Data excerpt =
┌──

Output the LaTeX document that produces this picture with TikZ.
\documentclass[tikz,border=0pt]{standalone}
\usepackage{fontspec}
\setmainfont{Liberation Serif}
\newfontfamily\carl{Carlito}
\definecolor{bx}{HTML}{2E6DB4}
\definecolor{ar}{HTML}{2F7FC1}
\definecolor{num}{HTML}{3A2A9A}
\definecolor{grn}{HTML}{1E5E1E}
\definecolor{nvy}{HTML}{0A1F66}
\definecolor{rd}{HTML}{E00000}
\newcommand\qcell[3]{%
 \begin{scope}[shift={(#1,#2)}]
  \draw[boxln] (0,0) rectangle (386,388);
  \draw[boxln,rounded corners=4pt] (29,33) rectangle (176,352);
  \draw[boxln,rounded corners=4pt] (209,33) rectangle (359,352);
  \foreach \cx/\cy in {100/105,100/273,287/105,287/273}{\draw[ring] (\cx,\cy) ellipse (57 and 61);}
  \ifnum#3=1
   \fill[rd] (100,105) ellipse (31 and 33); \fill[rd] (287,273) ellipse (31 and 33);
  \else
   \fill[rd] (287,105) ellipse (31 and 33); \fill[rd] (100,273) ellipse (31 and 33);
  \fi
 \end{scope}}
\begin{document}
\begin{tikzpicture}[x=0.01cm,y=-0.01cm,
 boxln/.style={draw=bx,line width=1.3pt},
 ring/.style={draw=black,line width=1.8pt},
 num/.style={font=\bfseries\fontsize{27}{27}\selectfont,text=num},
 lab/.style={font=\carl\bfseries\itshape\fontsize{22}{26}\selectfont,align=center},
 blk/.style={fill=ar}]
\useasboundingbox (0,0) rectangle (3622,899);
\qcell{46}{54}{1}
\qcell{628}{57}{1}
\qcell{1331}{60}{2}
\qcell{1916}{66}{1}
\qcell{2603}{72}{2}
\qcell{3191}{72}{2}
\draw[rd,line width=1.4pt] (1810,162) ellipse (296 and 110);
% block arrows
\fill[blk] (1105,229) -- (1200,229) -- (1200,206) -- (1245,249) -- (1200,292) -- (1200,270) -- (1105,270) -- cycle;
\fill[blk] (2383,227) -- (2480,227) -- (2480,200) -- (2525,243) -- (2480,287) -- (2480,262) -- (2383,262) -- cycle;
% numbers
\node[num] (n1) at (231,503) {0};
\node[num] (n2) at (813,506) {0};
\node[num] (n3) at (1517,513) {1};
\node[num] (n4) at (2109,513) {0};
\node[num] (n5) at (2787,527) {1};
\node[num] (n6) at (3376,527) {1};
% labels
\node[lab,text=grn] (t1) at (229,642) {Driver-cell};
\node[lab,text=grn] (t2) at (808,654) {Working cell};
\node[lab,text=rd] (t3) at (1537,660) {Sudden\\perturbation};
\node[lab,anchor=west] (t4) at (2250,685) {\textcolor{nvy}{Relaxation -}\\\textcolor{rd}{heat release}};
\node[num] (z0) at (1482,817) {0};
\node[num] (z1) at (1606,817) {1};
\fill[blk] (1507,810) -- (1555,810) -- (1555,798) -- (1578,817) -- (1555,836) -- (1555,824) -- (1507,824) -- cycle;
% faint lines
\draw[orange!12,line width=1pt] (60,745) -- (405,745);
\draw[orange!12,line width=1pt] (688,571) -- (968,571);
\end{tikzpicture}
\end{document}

└──

Produce an exact copy of the whole listing.

Output the LaTeX document that produces this picture with TikZ.
\documentclass[tikz,border=0pt]{standalone}
\usepackage{fontspec}
\setmainfont{Liberation Serif}
\newfontfamily\carl{Carlito}
\definecolor{bx}{HTML}{2E6DB4}
\definecolor{ar}{HTML}{2F7FC1}
\definecolor{num}{HTML}{3A2A9A}
\definecolor{grn}{HTML}{1E5E1E}
\definecolor{nvy}{HTML}{0A1F66}
\definecolor{rd}{HTML}{E00000}
\newcommand\qcell[3]{%
 \begin{scope}[shift={(#1,#2)}]
  \draw[boxln] (0,0) rectangle (386,388);
  \draw[boxln,rounded corners=4pt] (29,33) rectangle (176,352);
  \draw[boxln,rounded corners=4pt] (209,33) rectangle (359,352);
  \foreach \cx/\cy in {100/105,100/273,287/105,287/273}{\draw[ring] (\cx,\cy) ellipse (57 and 61);}
  \ifnum#3=1
   \fill[rd] (100,105) ellipse (31 and 33); \fill[rd] (287,273) ellipse (31 and 33);
  \else
   \fill[rd] (287,105) ellipse (31 and 33); \fill[rd] (100,273) ellipse (31 and 33);
  \fi
 \end{scope}}
\begin{document}
\begin{tikzpicture}[x=0.01cm,y=-0.01cm,
 boxln/.style={draw=bx,line width=1.3pt},
 ring/.style={draw=black,line width=1.8pt},
 num/.style={font=\bfseries\fontsize{27}{27}\selectfont,text=num},
 lab/.style={font=\carl\bfseries\itshape\fontsize{22}{26}\selectfont,align=center},
 blk/.style={fill=ar}]
\useasboundingbox (0,0) rectangle (3622,899);
\qcell{46}{54}{1}
\qcell{628}{57}{1}
\qcell{1331}{60}{2}
\qcell{1916}{66}{1}
\qcell{2603}{72}{2}
\qcell{3191}{72}{2}
\draw[rd,line width=1.4pt] (1810,162) ellipse (296 and 110);
% block arrows
\fill[blk] (1105,229) -- (1200,229) -- (1200,206) -- (1245,249) -- (1200,292) -- (1200,270) -- (1105,270) -- cycle;
\fill[blk] (2383,227) -- (2480,227) -- (2480,200) -- (2525,243) -- (2480,287) -- (2480,262) -- (2383,262) -- cycle;
% numbers
\node[num] (n1) at (231,503) {0};
\node[num] (n2) at (813,506) {0};
\node[num] (n3) at (1517,513) {1};
\node[num] (n4) at (2109,513) {0};
\node[num] (n5) at (2787,527) {1};
\node[num] (n6) at (3376,527) {1};
% labels
\node[lab,text=grn] (t1) at (229,642) {Driver-cell};
\node[lab,text=grn] (t2) at (808,654) {Working cell};
\node[lab,text=rd] (t3) at (1537,660) {Sudden\\perturbation};
\node[lab,anchor=west] (t4) at (2250,685) {\textcolor{nvy}{Relaxation -}\\\textcolor{rd}{heat release}};
\node[num] (z0) at (1482,817) {0};
\node[num] (z1) at (1606,817) {1};
\fill[blk] (1507,810) -- (1555,810) -- (1555,798) -- (1578,817) -- (1555,836) -- (1555,824) -- (1507,824) -- cycle;
% faint lines
\draw[orange!12,line width=1pt] (60,745) -- (405,745);
\draw[orange!12,line width=1pt] (688,571) -- (968,571);
\end{tikzpicture}
\end{document}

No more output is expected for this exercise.